October is an exciting month for many people because fall is in full swing and many are preparing for Halloween. However, October may frighten investors and those in the financial services industry because historically, some of the biggest market crashes have occurred during this month, and it’s also when cost of living adjustments are made for Social Security benefits.
It’s critical for investors to remember that one month doesn’t make a year when it comes to the ups and downs of the market and investments. The notion that October is a time when investors should be particularly concerned about their portfolios is similar to other popular myths, including sell in May and go away. There’s always something that may shake the market, whether it’s economic forecasts or what a CEO says on social media.
Instead of focusing on particular months, quarters or holidays, investors should base their decisions on what their financial and retirement goals look like. Portfolio decisions should be made based on their time horizon to retirement, what portfolio distributions they’re looking for and what their withdrawal rate will be in their golden years. For example, someone who’s nearing retirement shouldn’t wait to change the structure of their portfolio to transition it for a source of income until retirement. This change should happen three-to-five years out from their projected retirement date. One way to stay on track with portfolio structure is to meet with their financial advisor minimally once a year.

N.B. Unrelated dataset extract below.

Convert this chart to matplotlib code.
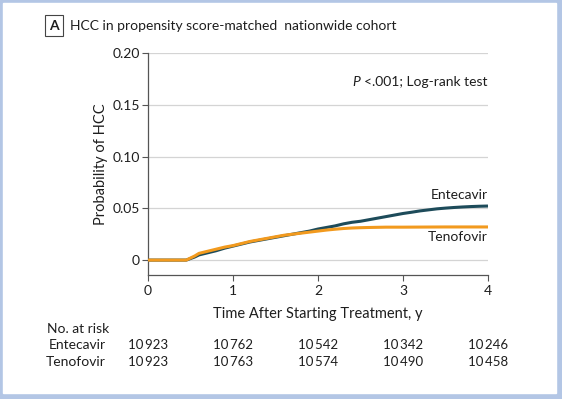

Social Security’s cost of living adjustment is one thing during October that may have some investors on edge. Social Security trustees announce the annual cost of living adjustment to benefits, which can be a source of concern for those who rely heavily on Social Security. This benefit was originally created to be a safety net for workers, not the cornerstone of a retirement plan. By working with a financial advisor early and meeting with them regularly, investors can better prepare for their golden years.
Although the market may spook investors at times throughout the year, it’s important not to make any sudden decisions solely based on the market. Investors and financial professionals may not be able to control the market, but they can control how they prepare financially and their reaction to any changes in the market.